- Exercise task
Take the lines of the data below from the very first through the line containing "0.024, 0.0, 0.0]" and output them exactly, pictures excluded.
** Begin Data records **
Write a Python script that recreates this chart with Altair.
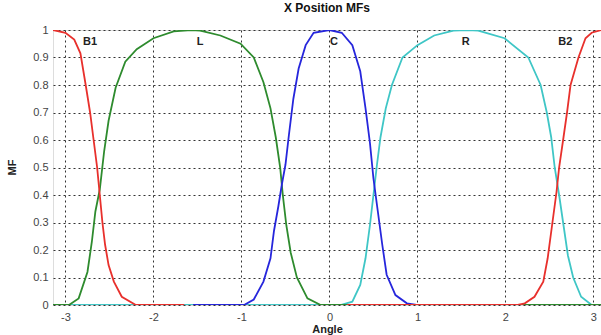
import altair as alt
import pandas as pd

# ---- data ----
b1_x = [-3.1416, -3.0, -2.90, -2.83, -2.77, -2.72, -2.68, -2.64, -2.61, -2.58, -2.55, -2.51, -2.45, -2.36, -2.2, -1.65]
b1_y = [1.0, 0.99, 0.965, 0.915, 0.80, 0.70, 0.60, 0.50, 0.40, 0.30, 0.22, 0.145, 0.085, 0.03, 0.0, 0.0]

l_x = [-3.1416, -2.96, -2.85, -2.75, -2.70, -2.66, -2.61, -2.56, -2.51, -2.43, -2.32, -2.19, -2.0, -1.77, -1.57,
       -1.47, -1.24, -1.01, -0.86, -0.75, -0.67, -0.61, -0.56, -0.53, -0.49, -0.44, -0.37, -0.25, -0.10, 3.1416]
l_y = [0.0, 0.0, 0.024, 0.12, 0.23, 0.34, 0.42, 0.56, 0.67, 0.79, 0.885, 0.93, 0.97, 0.995, 1.0,
       0.998, 0.98, 0.95, 0.90, 0.81, 0.715, 0.61, 0.50, 0.40, 0.29, 0.19, 0.10, 0.024, 0.0, 0.0]

c_x = [-1.55, -0.97, -0.86, -0.75, -0.67, -0.63, -0.58, -0.54, -0.50, -0.46, -0.41, -0.35, -0.27, -0.18, 0.0,
       0.14, 0.26, 0.35, 0.41, 0.46, 0.50, 0.55, 0.60, 0.65, 0.75, 0.88, 0.99, 1.55]
c_y = [0.0, 0.0, 0.02, 0.085, 0.17, 0.27, 0.36, 0.44, 0.51, 0.62, 0.75, 0.86, 0.945, 0.99, 1.0,
       0.99, 0.945, 0.85, 0.715, 0.59, 0.46, 0.34, 0.22, 0.11, 0.036, 0.006, 0.0, 0.0]

r_x = [-3.1416, 0.125, 0.26, 0.35, 0.41, 0.46, 0.50, 0.54, 0.58, 0.64, 0.71, 0.83, 1.0, 1.19, 1.41, 1.57,
       1.69, 1.99, 2.26, 2.40, 2.47, 2.52, 2.56, 2.61, 2.66, 2.71, 2.77, 2.86, 2.98, 3.1416]
r_y = [0.0, 0.0, 0.012, 0.073, 0.17, 0.29, 0.40, 0.51, 0.61, 0.715, 0.80, 0.90, 0.945, 0.98, 0.998, 1.0,
       0.998, 0.97, 0.90, 0.80, 0.70, 0.61, 0.50, 0.40, 0.29, 0.18, 0.10, 0.03, 0.0, 0.0]

b2_x = [0.2, 2.14, 2.22, 2.33, 2.43, 2.48, 2.53, 2.58, 2.61, 2.66, 2.70, 2.74, 2.83, 2.91, 2.98, 3.09, 3.1416]
b2_y = [0.0, 0.0, 0.006, 0.03, 0.085, 0.17, 0.29, 0.41, 0.50, 0.61, 0.70, 0.80, 0.90, 0.97, 0.99, 1.0, 1.0]

label_text = ["B1", "L", "C", "R", "B2"]
label_x = [-2.72, -1.47, 0.05, 1.55, 2.68]
label_y = [0.955, 0.955, 0.955, 0.955, 0.955]

x_ticks = [-3, -2, -1, 0, 1, 2, 3]
y_ticks = [0, 0.1, 0.2, 0.3, 0.4, 0.5, 0.6, 0.7, 0.8, 0.9, 1.0]

# draw order bottom -> top
curves = [
    ("R", r_x, r_y, "#3fc6c6"),
    ("L", l_x, l_y, "#2e8b2e"),
    ("B1", b1_x, b1_y, "#e8302c"),
    ("C", c_x, c_y, "#2626dc"),
    ("B2", b2_x, b2_y, "#e8302c"),
]

FONT = "Liberation Sans"
xscale = alt.Scale(domain=[-3.1416, 3.086], nice=False, zero=False)
yscale = alt.Scale(domain=[0, 1], nice=False)

xaxis = alt.Axis(values=x_ticks, title="Angle", labelExpr="'' + datum.value", grid=True,
                 gridColor="#333", gridDash=[2, 3], gridWidth=1, ticks=False,
                 domain=False, labelPadding=6, labelFontSize=11, labelColor="#444",
                 labelFont=FONT, titleFont=FONT, titleFontSize=11, titleFontWeight="bold",
                 titleColor="#222", titleY=27, titleBaseline="alphabetic")
yaxis = alt.Axis(values=y_ticks, title="MF", format=".1~f", grid=True,
                 gridColor="#333", gridDash=[2, 3], gridWidth=1, ticks=False,
                 domain=False, labelPadding=5, labelFontSize=11, labelColor="#444",
                 labelFont=FONT, titleFont=FONT, titleFontSize=11, titleFontWeight="bold",
                 titleColor="#222", titleX=-36, titleY=137, labelFlush=False)

enc_x = alt.X("x:Q", scale=xscale, axis=xaxis)
enc_y = alt.Y("y:Q", scale=yscale, axis=yaxis)

layers = []
for name, xs, ys, col in curves:
    df = pd.DataFrame({"x": xs, "y": ys, "i": range(len(xs))})
    layers.append(
        alt.Chart(df).mark_line(color=col, strokeWidth=1.8, clip=True)
        .encode(x=enc_x, y=enc_y, order="i:Q")
    )

lab_df = pd.DataFrame({"x": label_x, "y": label_y, "t": label_text})
labels = alt.Chart(lab_df).mark_text(font=FONT, fontSize=11, fontWeight="bold",
                                     color="#222", baseline="middle").encode(
    x=enc_x, y=enc_y, text="t:N",
)

chart = alt.layer(*layers, labels).properties(
    width=548, height=275,
    autosize=alt.AutoSizeParams(type="none"),
    padding={"left": 53, "top": 30, "right": 0, "bottom": 30},
    title=alt.TitleParams("X Position MFs", font=FONT, fontSize=12, fontWeight="bold",
                          color="#111", anchor="middle", offset=9),
).configure_view(stroke="#444", strokeWidth=1).configure(background="white")

chart.save("out.html", embed_options={"renderer": "svg", "actions": False})
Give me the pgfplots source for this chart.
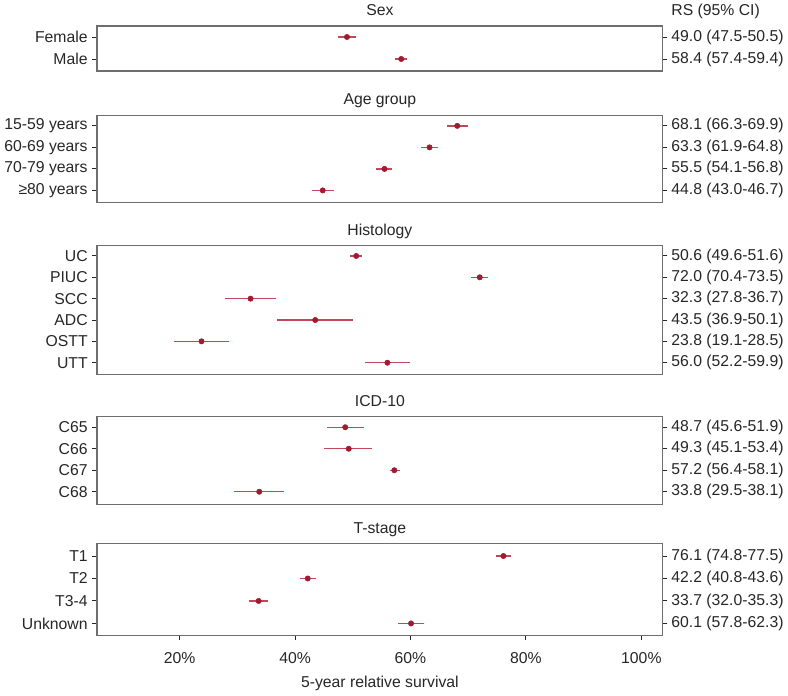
\documentclass[border=0pt]{standalone}
\usepackage{pgfplots}
\usepackage{pgfplotstable}
\pgfplotsset{compat=1.18}
\usepackage{fontspec}
\setmainfont{Liberation Sans}
\definecolor{dotred}{HTML}{A11A2E}
\definecolor{barred}{HTML}{C0485A}
\definecolor{framegray}{HTML}{6E6E6E}
\definecolor{txt}{HTML}{262626}

\pgfplotstableread{
i rs lo hi
1 49.0 47.5 50.5
2 58.4 57.4 59.4
}\sex
\pgfplotstableread{
i rs lo hi
1 68.1 66.3 69.9
2 63.3 61.9 64.8
3 55.5 54.1 56.8
4 44.8 43.0 46.7
}\age
\pgfplotstableread{
i rs lo hi
1 50.6 49.6 51.6
2 72.0 70.4 73.5
3 32.3 27.8 36.7
4 43.5 36.9 50.1
5 23.8 19.1 28.5
6 56.0 52.2 59.9
}\hist
\pgfplotstableread{
i rs lo hi
1 48.7 45.6 51.9
2 49.3 45.1 53.4
3 57.2 56.4 58.1
4 33.8 29.5 38.1
}\icd
\pgfplotstableread{
i rs lo hi
1 76.1 74.8 77.5
2 42.2 40.8 43.6
3 33.7 32.0 35.3
4 60.1 57.8 62.3
}\tstage

\tikzset{
  rl/.style={anchor=west, xshift=3pt, text=txt, font=\fontsize{11.8}{14}\selectfont},
}
\pgfplotsset{
  every axis title shift=0pt,
  panel/.style={
    width=423.75pt, scale only axis,
    xmin=5.7, xmax=103.7,
    y dir=reverse,
    axis line style={framegray, line width=0.9pt},
    tick align=outside,
    ytick pos=both, yticklabel pos=left,
    xtick pos=bottom,
    major tick length=3.5pt,
    tick style={txt, line width=0.7pt},
    font=\fontsize{11.8}{14}\selectfont,
    every tick label/.append style={txt},
    title style={at={(0.5,1)}, anchor=base, yshift=7.6pt, text=txt},
    clip=false,
    anchor=north west,
  },
  fp/.style={only marks, mark=*, mark size=2pt, color=dotred,
    error bars/.cd, x dir=both, x explicit,
    error bar style={barred, line width=1pt}, error mark=none},
}

\begin{document}
\begin{tikzpicture}
% Sex
\begin{axis}[panel, at={(0,-18pt)}, height=33.75pt,
  ymin=0.5, ymax=2.55, ytick={1,2}, yticklabels={Female,Male},
  xtick=\empty, title={Sex}]
\addplot[fp] table[x=rs, y=i, x error plus expr=\thisrow{hi}-\thisrow{rs}, x error minus expr=\thisrow{rs}-\thisrow{lo}] {\sex};
\node[rl] at (axis cs:103.7,1) {49.0 (47.5-50.5)};
\node[rl] at (axis cs:103.7,2) {58.4 (57.4-59.4)};
\node[anchor=base west, xshift=3pt, yshift=7.6pt, text=txt, font=\fontsize{11.8}{14}\selectfont] at (rel axis cs:1,1) {RS (95\% CI)};
\end{axis}
% Age group
\begin{axis}[panel, at={(0,-84.75pt)}, height=65.25pt,
  ymin=0.5, ymax=4.55, ytick={1,2,3,4}, yticklabels={15-59 years,60-69 years,70-79 years,≥80 years},
  xtick=\empty, title={Age group}]
\addplot[fp] table[x=rs, y=i, x error plus expr=\thisrow{hi}-\thisrow{rs}, x error minus expr=\thisrow{rs}-\thisrow{lo}] {\age};
\node[rl] at (axis cs:103.7,1) {68.1 (66.3-69.9)};
\node[rl] at (axis cs:103.7,2) {63.3 (61.9-64.8)};
\node[rl] at (axis cs:103.7,3) {55.5 (54.1-56.8)};
\node[rl] at (axis cs:103.7,4) {44.8 (43.0-46.7)};
\end{axis}
% Histology
\begin{axis}[panel, at={(0,-182.25pt)}, height=96.75pt,
  ymin=0.5, ymax=6.55, ytick={1,...,6}, yticklabels={UC,PIUC,SCC,ADC,OSTT,UTT},
  xtick=\empty, title={Histology}]
\addplot[fp] table[x=rs, y=i, x error plus expr=\thisrow{hi}-\thisrow{rs}, x error minus expr=\thisrow{rs}-\thisrow{lo}] {\hist};
\node[rl] at (axis cs:103.7,1) {50.6 (49.6-51.6)};
\node[rl] at (axis cs:103.7,2) {72.0 (70.4-73.5)};
\node[rl] at (axis cs:103.7,3) {32.3 (27.8-36.7)};
\node[rl] at (axis cs:103.7,4) {43.5 (36.9-50.1)};
\node[rl] at (axis cs:103.7,5) {23.8 (19.1-28.5)};
\node[rl] at (axis cs:103.7,6) {56.0 (52.2-59.9)};
\end{axis}
% ICD-10
\begin{axis}[panel, at={(0,-310.5pt)}, height=66pt,
  ymin=0.5, ymax=4.6, ytick={1,2,3,4}, yticklabels={C65,C66,C67,C68},
  xtick=\empty, title={ICD-10}]
\addplot[fp] table[x=rs, y=i, x error plus expr=\thisrow{hi}-\thisrow{rs}, x error minus expr=\thisrow{rs}-\thisrow{lo}] {\icd};
\node[rl] at (axis cs:103.7,1) {48.7 (45.6-51.9)};
\node[rl] at (axis cs:103.7,2) {49.3 (45.1-53.4)};
\node[rl] at (axis cs:103.7,3) {57.2 (56.4-58.1)};
\node[rl] at (axis cs:103.7,4) {33.8 (29.5-38.1)};
\end{axis}
% T-stage
\begin{axis}[panel, at={(0,-405.75pt)}, height=69pt,
  ymin=0.45, ymax=4.55, ytick={1,2,3,4}, yticklabels={T1,T2,T3-4,Unknown},
  xtick={20,40,60,80,100}, xticklabels={20\%,40\%,60\%,80\%,100\%},
  xticklabel shift=5.5pt,
  xlabel={5-year relative survival}, xlabel style={text=txt, yshift=-2.5pt},
  title={T-stage}]
\addplot[fp] table[x=rs, y=i, x error plus expr=\thisrow{hi}-\thisrow{rs}, x error minus expr=\thisrow{rs}-\thisrow{lo}] {\tstage};
\node[rl] at (axis cs:103.7,1) {76.1 (74.8-77.5)};
\node[rl] at (axis cs:103.7,2) {42.2 (40.8-43.6)};
\node[rl] at (axis cs:103.7,3) {33.7 (32.0-35.3)};
\node[rl] at (axis cs:103.7,4) {60.1 (57.8-62.3)};
\end{axis}
\end{tikzpicture}
\end{document}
** End Data records **
- Response to this task
Write a Python script that recreates this chart with Altair.
import altair as alt
import pandas as pd

# ---- data ----
b1_x = [-3.1416, -3.0, -2.90, -2.83, -2.77, -2.72, -2.68, -2.64, -2.61, -2.58, -2.55, -2.51, -2.45, -2.36, -2.2, -1.65]
b1_y = [1.0, 0.99, 0.965, 0.915, 0.80, 0.70, 0.60, 0.50, 0.40, 0.30, 0.22, 0.145, 0.085, 0.03, 0.0, 0.0]

l_x = [-3.1416, -2.96, -2.85, -2.75, -2.70, -2.66, -2.61, -2.56, -2.51, -2.43, -2.32, -2.19, -2.0, -1.77, -1.57,
       -1.47, -1.24, -1.01, -0.86, -0.75, -0.67, -0.61, -0.56, -0.53, -0.49, -0.44, -0.37, -0.25, -0.10, 3.1416]
l_y = [0.0, 0.0, 0.024, 0.12, 0.23, 0.34, 0.42, 0.56, 0.67, 0.79, 0.885, 0.93, 0.97, 0.995, 1.0,
       0.998, 0.98, 0.95, 0.90, 0.81, 0.715, 0.61, 0.50, 0.40, 0.29, 0.19, 0.10, 0.024, 0.0, 0.0]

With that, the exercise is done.